With a small production, everyone has to pretty much do everything that's always listed in the increasingly long credits at the end of every movie. Just because you're the "producer" doesn't mean you won't be cooking for the cast and crew, holding the boom, throwing a bloody head back and forth in front of the camera, and of course, cleaning up after the cast and crew both on the set and off. Then, of course, everyone has ideas on how to make things "better" or "easier". In the beginning, you listen to the ideas, and agree or disagree with varying degrees of sincerity. As the end of filming starts to draw near, you just want to finish as quickly as possible, so you tend not to listen to them at all and pretty much interrupt everything they say with "okay, quiet on the set!" whenever possible. Sure, it's an abuse of power, but when you're nearing the end and it's the ninth, tenth or eleventh hour of filming, molly-coddling actors isn't really your top priority. Sleep, however? Number one with a bullet.
The one good thing about working on a small production is that people seem to understand that while we are working with a (very) limited budget, we're still trying to make the best movie we can. To that end, we'll do 15 takes of the same 2 page scene, or somehow convince the lead actress to take bites from an attack dog, or have another actor dive headfirst into a 5-gallon drum full of water, soap, grit, and fake blood. Since everyone is investing so much time and effort into it, they'll actually do all of these things for you with a minimal amount of complaint, just to make the movie look good so that we all have a chance of gaining from this in experience and hopefully furthering careers.

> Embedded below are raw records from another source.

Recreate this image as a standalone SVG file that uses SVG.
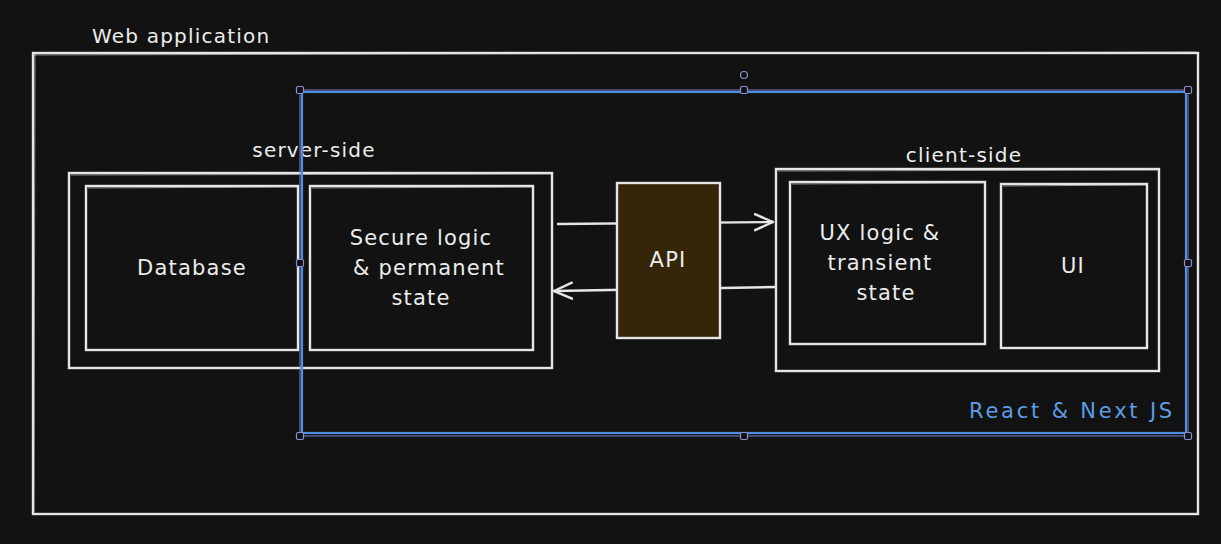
<svg xmlns="http://www.w3.org/2000/svg" width="1221" height="544" viewBox="0 0 1221 544">
<defs>
<style>
.box{fill:none;stroke:#e6e6e6;stroke-width:2.4}
.sk{fill:none;stroke:#d8d8d8;stroke-width:1;opacity:0.6}
.lbl{font-family:"DejaVu Sans","Liberation Sans",sans-serif;fill:#ececec;font-size:21px;letter-spacing:1.2px}
.mid{text-anchor:middle}
.blue{fill:none;stroke:#4a8fe0;stroke-width:2.2}
.sel{fill:none;stroke:#7b7fc8;stroke-width:1}
.handle{fill:#121212;stroke:#8a8fd0;stroke-width:1.2}
.con{fill:none;stroke:#e6e6e6;stroke-width:2.4;stroke-linecap:round}
</style>
<marker id="arr" viewBox="0 0 20 20" refX="19" refY="10" markerWidth="20" markerHeight="20" markerUnits="userSpaceOnUse" orient="auto">
<path d="M1,2 L19,10 L1,18" fill="none" stroke="#e6e6e6" stroke-width="2.4" stroke-linecap="round"/>
</marker>
</defs>
<rect width="1221" height="544" fill="#121212"/>

<g id="web-application">
<rect class="box" x="33" y="53" width="1165" height="461"/>
<path class="sk" d="M34,55 L1196,52 M35,54 L34,512"/>
<text class="lbl" x="92" y="43" style="font-size:20px">Web application</text>
</g>

<g id="server-side">
<rect class="box" x="69" y="173" width="483" height="195"/>
<path class="sk" d="M71,175 L551,174"/>
<text class="lbl mid" x="314" y="157" style="font-size:20px">server-side</text>
</g>

<g id="database">
<rect class="box" x="86" y="186" width="212" height="164"/>
<path class="sk" d="M88,188 L297,187"/>
<text class="lbl mid" x="192" y="275">Database</text>
</g>

<g id="secure-logic">
<rect class="box" x="310" y="186" width="223" height="164"/>
<path class="sk" d="M312,188 L532,187"/>
<text class="lbl mid" x="421" y="245">Secure logic</text>
<text class="lbl mid" x="429" y="275">&amp; permanent</text>
<text class="lbl mid" x="421" y="305">state</text>
</g>

<g id="connectors">
<path class="con" d="M558,224 L773,222" marker-end="url(#arr)"/>
<path class="con" d="M775,287 L554,291" marker-end="url(#arr)"/>
</g>

<g id="api">
<rect x="617" y="183" width="103" height="155" fill="#35260a" stroke="#e6e6e6" stroke-width="2.4"/>
<text class="lbl mid" x="668" y="267">API</text>
</g>

<g id="client-side">
<rect class="box" x="776" y="169" width="383" height="202"/>
<path class="sk" d="M778,171 L1158,170"/>
<text class="lbl mid" x="964" y="162" style="font-size:20px">client-side</text>
</g>

<g id="ux-logic">
<rect class="box" x="790" y="182" width="195" height="162"/>
<path class="sk" d="M792,184 L984,183"/>
<text class="lbl mid" x="880" y="240">UX logic &amp;</text>
<text class="lbl mid" x="880" y="270">transient</text>
<text class="lbl mid" x="886" y="300">state</text>
</g>

<g id="ui">
<rect class="box" x="1001" y="184" width="146" height="164"/>
<path class="sk" d="M1003,186 L1146,185"/>
<text class="lbl mid" x="1073" y="273">UI</text>
</g>

<g id="react-next">
<rect class="blue" x="302" y="92" width="884" height="341"/>
<text class="lbl" x="1175" y="418" text-anchor="end" style="fill:#5c9de6;letter-spacing:2.8px">React &amp; Next JS</text>
</g>

<g id="selection">
<rect class="sel" x="300" y="90" width="888" height="346"/>
<circle class="handle" cx="744" cy="75" r="3.5"/>
<rect class="handle" x="296.5" y="86.5" width="7" height="7" rx="1.5"/>
<rect class="handle" x="740.5" y="86.5" width="7" height="7" rx="1.5"/>
<rect class="handle" x="1184.5" y="86.5" width="7" height="7" rx="1.5"/>
<rect class="handle" x="296.5" y="259.5" width="7" height="7" rx="1.5"/>
<rect class="handle" x="1184.5" y="259.5" width="7" height="7" rx="1.5"/>
<rect class="handle" x="296.5" y="432.5" width="7" height="7" rx="1.5"/>
<rect class="handle" x="740.5" y="432.5" width="7" height="7" rx="1.5"/>
<rect class="handle" x="1184.5" y="432.5" width="7" height="7" rx="1.5"/>
</g>
</svg>
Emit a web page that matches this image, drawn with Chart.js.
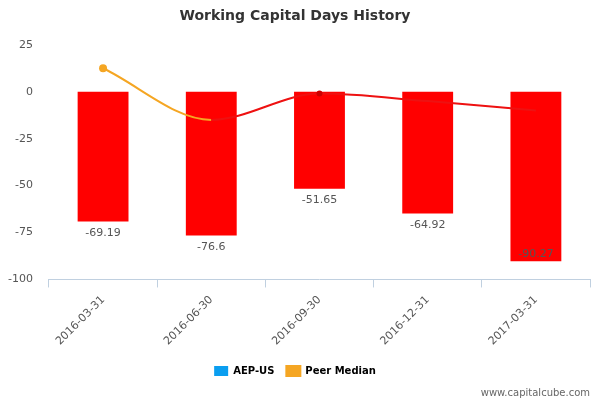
<!DOCTYPE html>
<html><head><meta charset="utf-8">
<script src="https://cdn.jsdelivr.net/npm/chart.js@4"></script>
<style>body{margin:0;background:#fff}#w{width:600px;height:400px;position:relative}</style>
</head><body><div id="w"><canvas id="c" width="600" height="400"></canvas></div>
<script>
const categories=["2016-03-31","2016-06-30","2016-09-30","2016-12-31","2017-03-31"];
const aepValues=[-69.19,-76.6,-51.65,-64.92,-90.27];
const peerMedian=[12.5,-15,-1,-5,-10];
const yTicks=[25,0,-25,-50,-75,-100];
const labelPlugin={id:'lbl',afterDatasetsDraw(ch){
  const ctx=ch.ctx,meta=ch.getDatasetMeta(0);
  ctx.save();ctx.font='11px "DejaVu Sans"';ctx.fillStyle='#555';ctx.textAlign='center';ctx.textBaseline='top';
  meta.data.forEach((b,i)=>{let y=b.y+6;if(y>ch.chartArea.bottom-30)y=b.y-13;ctx.fillText(String(aepValues[i]),b.x,y);});
  ctx.font='10px "DejaVu Sans"';ctx.fillStyle='#666';ctx.textAlign='right';ctx.fillText('www.capitalcube.com',590,388);
  ctx.restore();}};
new Chart(document.getElementById('c'),{
  data:{labels:categories,datasets:[
    {type:'bar',label:'AEP-US',data:aepValues,backgroundColor:'#ff0000',barPercentage:0.47,categoryPercentage:1,order:2},
    {type:'line',label:'Peer Median',data:peerMedian,borderColor:'#ee1111',borderWidth:2,tension:0.4,cubicInterpolationMode:'monotone',
     pointRadius:[4,0,3,0,0],pointBackgroundColor:['#f5a623','#e00','#c00','#e00','#e00'],pointBorderWidth:0,
     segment:{borderColor:c=>c.p0DataIndex===0?'#f5a623':'#ee1111'},order:1}
  ]},
  options:{responsive:false,animation:false,
    layout:{padding:{left:0,right:10,top:0,bottom:14}},
    plugins:{title:{display:true,text:'Working Capital Days History',color:'#333',font:{family:'"DejaVu Sans"',size:14,weight:'bold'},padding:{top:8,bottom:20}},
      legend:{position:'bottom',labels:{color:'#333',font:{family:'"DejaVu Sans"',size:10,weight:'bold'},boxWidth:14,boxHeight:10,padding:12,
        generateLabels:ch=>[{text:'AEP-US',fillStyle:'#0a9ef0',strokeStyle:'#0a9ef0',lineWidth:0,datasetIndex:0},
          {text:'Peer Median',fillStyle:'#f5a623',strokeStyle:'#f5a623',lineWidth:2,datasetIndex:1}]}},
      tooltip:{enabled:false}},
    scales:{
      x:{grid:{display:true,drawOnChartArea:false,color:'#c0d0e0',tickLength:8,offset:true},border:{color:'#c0d0e0'},
        ticks:{color:'#555',font:{family:'"DejaVu Sans"',size:11},maxRotation:45,minRotation:45,padding:6}},
      y:{min:-100,max:25,afterBuildTicks:a=>{a.ticks=yTicks.map(v=>({value:v}));},
        grid:{display:false},border:{display:false},ticks:{color:'#555',font:{family:'"DejaVu Sans"',size:11},padding:8}}
    }},
  plugins:[labelPlugin]
});
</script></body></html>
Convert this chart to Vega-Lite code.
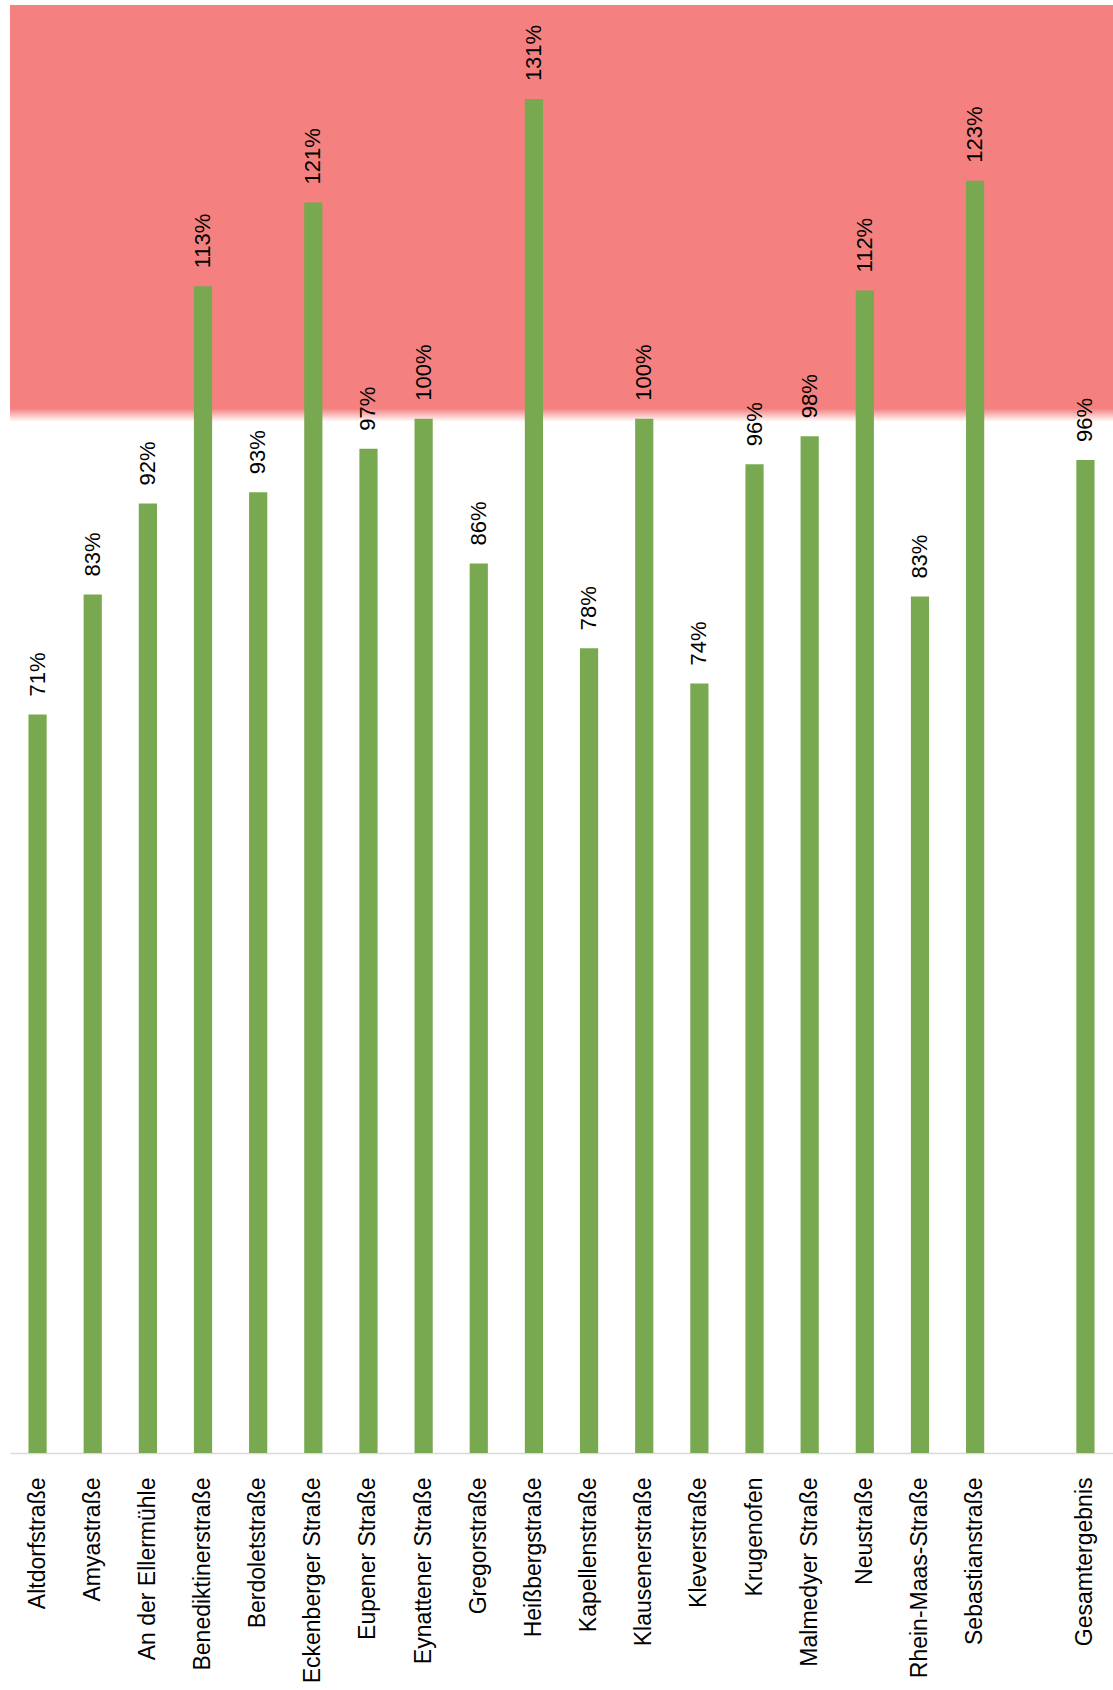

The biggest part in making the movie look good is the special effects team. They're the ones who are making molds of the actors, putting together prosthetics, using makeup and copious amounts of fake blood on all the actors. They are also, inevitably, the ones who will make the biggest mess during the production. They'll come up with great ideas on how to make things look better, and come up with the idea of using different materials, and maybe doing things they wouldn't think of doing in their own homes. So, when you the door to your home, the smoke billows out and the noxious smell of sulfur is enough to knock you off of your feet. As you walk further inside, there it is: one of the special effects guys cooking roma plastilina clay on your stove. You briefly wonder how he can stand next to the stove all that time, then you remember that your poor cat is in the house as well and hope that he's not dead. Luckily, he's not; if he had been, they probably would have tried to use his lifeless body as a prop.
While not everyone shooting a movie on DV is going to end up the next Kevin Smith (he actually got the money to pay back his maxed out credit cards, didn't he?), the filmmaking process itself is an eye-opening look at how you handle people, pressure, and the non-stop headache that comes along with it. It's a test of character, of relationships, and also of self and just how much determination you have to see something through to the end. At the end of the day, as long as you can safely say you've made a movie and have a quality film to show everyone (quality, of course, being a relative term), then that's all that matters.